Anna Uru[FRA]

  • Illustration

Chronique

Le 29.04.2019 par JULIETTE MANTELET

La sexualité est aujourd’hui l’autre thème phare de l’illustration. Les femmes illustratrices sont de plus en plus nombreuses et elles osent enfin se servir de leur art pour représenter le désir et le sexe du point de vue des filles. Le Hasard Ludique tiendra d’ailleurs pour la deuxième année consécutive son Marché de l’Illustration Impertinente le 11 mai prochain, une preuve tangible que les esprits se libèrent. L’objectif de ces artistes est de montrer la banalité de l’acte sexuel et de prouver qu’innocence et naïveté peuvent tout aussi bien rimer avec sexe que vulgarité. Ces événements et ces dessins participent à une nouvelle éducation sexuelle. Anna Uru, jeune artiste parisienne, fait partie de cette vague d’illustration érotico-pop,  accessible et enfantine.

LOVE GAMES

À première vue l’univers d’Anna semble très enfantin, « candide », dit-elle de son côté. L’illustratrice se sert en effet de couleurs vives et positives et déploie un monde aux personnages à la peau rose de bébé. Son art illustré se veut avant tout joyeux, léger et ludique. Anna explique que l’illustration digitale lui permet de donner un aspect « chewing-gum » à ses personnages très coulants, aux membres élastiques. Pour aller encore plus loin dans cette simplification, Anna n’habille les corps d’aucun détail. Ni poil, ni cicatrices, ni bourrelet, ni téton ou sexe ne viennent décorer ces corps lisses. La jeune artiste souhaite « déposséder » ses personnages de tout attribut sexuel, renforçant ainsi l’impression d’un art enfantin. Cette désexualisation lui permet de défendre une égalité des sexes et de chambouler les genres.

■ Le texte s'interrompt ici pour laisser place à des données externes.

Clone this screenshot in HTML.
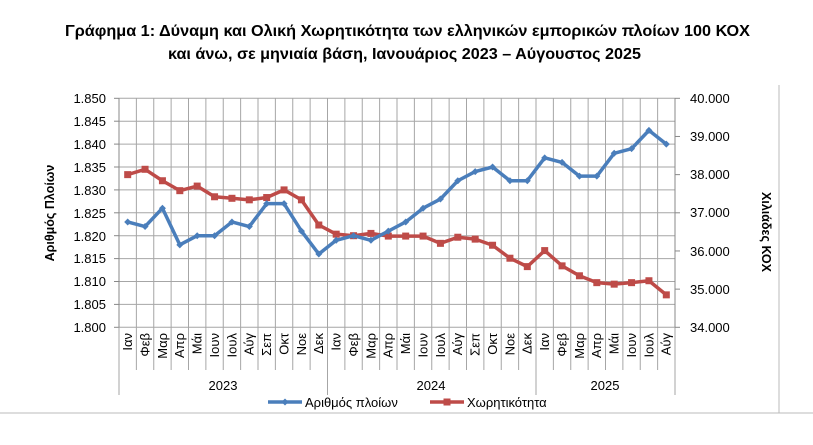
<!DOCTYPE html>
<html><head><meta charset="utf-8"><style>
body{margin:0;background:#fff;width:813px;height:440px;overflow:hidden}
svg{font-family:"Liberation Sans","DejaVu Sans",sans-serif}
</style></head><body>
<svg id="s" width="813" height="440" viewBox="0 0 813 440" xmlns="http://www.w3.org/2000/svg">
<text x="65" y="36" font-size="15.5" font-weight="bold" textLength="685" lengthAdjust="spacingAndGlyphs">Γράφημα 1: Δύναμη και Ολική Χωρητικότητα των ελληνικών εμπορικών πλοίων 100 ΚΟΧ</text>
<text x="168" y="59" font-size="15.5" font-weight="bold" textLength="473" lengthAdjust="spacingAndGlyphs">και άνω, σε μηνιαία βάση, Ιανουάριος 2023 – Αύγουστος 2025</text>
<line x1="779" y1="85" x2="779" y2="413" stroke="#bbb"/>
<line x1="0" y1="413" x2="813" y2="413" stroke="#bbb"/>
<g id="grid"></g>
<g font-size="13" text-anchor="end">
<text x="106" y="103">1.850</text><text x="106" y="126">1.845</text><text x="106" y="149">1.840</text><text x="106" y="172">1.835</text><text x="106" y="195">1.830</text><text x="106" y="218">1.825</text><text x="106" y="241">1.820</text><text x="106" y="263">1.815</text><text x="106" y="286">1.810</text><text x="106" y="309">1.805</text><text x="106" y="332">1.800</text>
</g>
<g font-size="13">
<text x="690" y="103">40.000</text><text x="690" y="141">39.000</text><text x="690" y="179">38.000</text><text x="690" y="217">37.000</text><text x="690" y="256">36.000</text><text x="690" y="294">35.000</text><text x="690" y="332">34.000</text>
</g>
<text transform="translate(54,213) rotate(-90)" font-size="12.5" font-weight="bold" text-anchor="middle">Αριθμός Πλοίων</text>
<text transform="translate(762,232) rotate(90)" font-size="12.5" font-weight="bold" text-anchor="middle">Χιλιάδες ΚΟΧ</text>
<g font-size="13" text-anchor="end" id="cats">
<text transform="translate(132,333) rotate(-90)">Ιαν</text>
<text transform="translate(149.5,333) rotate(-90)">Φεβ</text>
<text transform="translate(166.8,333) rotate(-90)">Μαρ</text>
<text transform="translate(184.2,333) rotate(-90)">Απρ</text>
<text transform="translate(201.6,333) rotate(-90)">Μάι</text>
<text transform="translate(219,333) rotate(-90)">Ιουν</text>
<text transform="translate(236.4,333) rotate(-90)">Ιουλ</text>
<text transform="translate(253.7,333) rotate(-90)">Αύγ</text>
<text transform="translate(271.1,333) rotate(-90)">Σεπ</text>
<text transform="translate(288.5,333) rotate(-90)">Οκτ</text>
<text transform="translate(305.9,333) rotate(-90)">Νοε</text>
<text transform="translate(323.2,333) rotate(-90)">Δεκ</text>
<text transform="translate(340.6,333) rotate(-90)">Ιαν</text>
<text transform="translate(358,333) rotate(-90)">Φεβ</text>
<text transform="translate(375.4,333) rotate(-90)">Μαρ</text>
<text transform="translate(392.7,333) rotate(-90)">Απρ</text>
<text transform="translate(410.1,333) rotate(-90)">Μάι</text>
<text transform="translate(427.5,333) rotate(-90)">Ιουν</text>
<text transform="translate(444.9,333) rotate(-90)">Ιουλ</text>
<text transform="translate(462.2,333) rotate(-90)">Αύγ</text>
<text transform="translate(479.6,333) rotate(-90)">Σεπ</text>
<text transform="translate(497,333) rotate(-90)">Οκτ</text>
<text transform="translate(514.4,333) rotate(-90)">Νοε</text>
<text transform="translate(531.7,333) rotate(-90)">Δεκ</text>
<text transform="translate(549.1,333) rotate(-90)">Ιαν</text>
<text transform="translate(566.5,333) rotate(-90)">Φεβ</text>
<text transform="translate(583.9,333) rotate(-90)">Μαρ</text>
<text transform="translate(601.2,333) rotate(-90)">Απρ</text>
<text transform="translate(618.6,333) rotate(-90)">Μάι</text>
<text transform="translate(636,333) rotate(-90)">Ιουν</text>
<text transform="translate(653.4,333) rotate(-90)">Ιουλ</text>
<text transform="translate(670.7,333) rotate(-90)">Αύγ</text>
</g>
<g font-size="13" text-anchor="middle">
<text x="223" y="390">2023</text><text x="431" y="390">2024</text><text x="605" y="390">2025</text>
</g>
<g id="series"></g>
<line x1="268" y1="402" x2="302" y2="402" stroke="#4a7ebb" stroke-width="3.5"/>
<path d="M285 398.5 L288.5 402 L285 405.5 L281.5 402Z" fill="#4a7ebb"/>
<text x="305" y="407" font-size="13">Αριθμός πλοίων</text>
<line x1="430" y1="402" x2="464" y2="402" stroke="#be4b48" stroke-width="3.5"/>
<rect x="443.5" y="398.5" width="7" height="7" fill="#be4b48"/>
<text x="467" y="407" font-size="13">Χωρητικότητα</text>
</svg>
<script>
var ns="http://www.w3.org/2000/svg",L=119,R=675,T=98.3,B=327.3,W=(R-L)/32;
function el(p,t,a){var e=document.createElementNS(ns,t);for(var k in a)e.setAttribute(k,a[k]);p.appendChild(e);return e}
var g=document.getElementById('grid');
for(var i=0;i<=10;i++){var y=T+(B-T)*i/10;el(g,'line',{x1:L,y1:y,x2:R,y2:y,stroke:'#a6a6a6','stroke-width':1});el(g,'line',{x1:L-5,y1:y,x2:L,y2:y,stroke:'#888'});}
for(var i=0;i<=32;i++){var x=L+W*i;var yb=(i%12==0||i==32)?395:370;el(g,'line',{x1:x,y1:T,x2:x,y2:yb,stroke:'#a6a6a6','stroke-width':1});}
for(var i=0;i<=6;i++){var y=T+(B-T)*i/6;el(g,'line',{x1:R,y1:y,x2:R+5,y2:y,stroke:'#888'});}
el(g,'line',{x1:L,y1:T,x2:L,y2:B,stroke:'#888'});el(g,'line',{x1:R,y1:T,x2:R,y2:B,stroke:'#888'});
var ships=[1823,1822,1826,1818,1820,1820,1823,1822,1827,1827,1821,1816,1819,1820,1819,1821,1823,1826,1828,1832,1834,1835,1832,1832,1837,1836,1833,1833,1838,1839,1843,1840];
var ton=[38.0,38.14,37.84,37.58,37.70,37.42,37.38,37.34,37.40,37.6,37.34,36.68,36.44,36.4,36.46,36.39,36.39,36.39,36.2,36.36,36.31,36.15,35.81,35.59,36.01,35.61,35.35,35.17,35.13,35.17,35.22,34.85];
var s=document.getElementById('series');
function draw(d,f,c,sq){var pts=d.map(function(v,i){return [L+W*(i+.5),f(v)]});
el(s,'polyline',{points:pts.map(function(p){return p.join(',')}).join(' '),fill:'none',stroke:c,'stroke-width':3.5,'stroke-linejoin':'round'});
pts.forEach(function(p){if(sq)el(s,'rect',{x:p[0]-3.5,y:p[1]-3.5,width:7,height:7,fill:c});else el(s,'path',{d:'M'+p[0]+' '+(p[1]-3.5)+'L'+(p[0]+3.5)+' '+p[1]+'L'+p[0]+' '+(p[1]+3.5)+'L'+(p[0]-3.5)+' '+p[1]+'Z',fill:c});});}
draw(ton,function(v){return B-(v-34)/6*(B-T)},'#be4b48',true);
draw(ships,function(v){return B-(v-1800)/50*(B-T)},'#4a7ebb',false);
</script>
</body></html>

Anna analyse avec finesse le monde de l’illustration actuelle où le sexe est selon elle « devenu un effet de mode », utilisé parfois de manière gratuite et racoleuse. Anna, elle, par ses traits très enfantins veut plutôt aborder les relations sexuelles comme un jeu innocent entre des êtres qui s’amusent, se tournent autour… Elle use ainsi beaucoup du comique de situation, comme avec cette balle de ping-pong qui se retrouve coincée entre les seins d’une demoiselle ou ces prises d’escalade aux formes évocatrices. Elle veut, dit-elle, proposer un art « dénué de masturbation intellectuelle ». Autrement dit, un art où il ne faut pas chercher trop loin mais prendre du plaisir simple en s’amusant, comme en amour.

L’ENGAGEMENT PASTEL

Mais la jeune artiste s’engage aussi à travers ses dessins, défendant une vision de l’art engagée et non purement commercial. Pour elle, ce n’est pas de l’art érotique ; on reste dans le registre de la suggestion et des clins d’œil. La sexualité n’est jamais le but final de ses dessins. Le sexe, étroitement lié à d’autres combats, lui permet de les aborder en douceur. Émancipation des corps, parité, remise en question des rôles dans le couple, affirmation du corps de la femme et de son plaisir. Autant de sujets fondamentaux qu’Anna aborde : puisque, justifie-t-elle, nous sommes dans une époque où « les mentalités s’ouvrent » et qu’il faut absolument en profiter pour « mettre à mal certains tabous ». Un besoin récurrent, comme le montre à nouveau, la chanteuse Angèle dans son clip Balance Ton Quoi : aborder la sexualité et la féminité du point de vue féminin, avec humour et couleurs pastel, léchées. Une nouvelle façon tout aussi engagée, version pop, de faire bouger les lignes.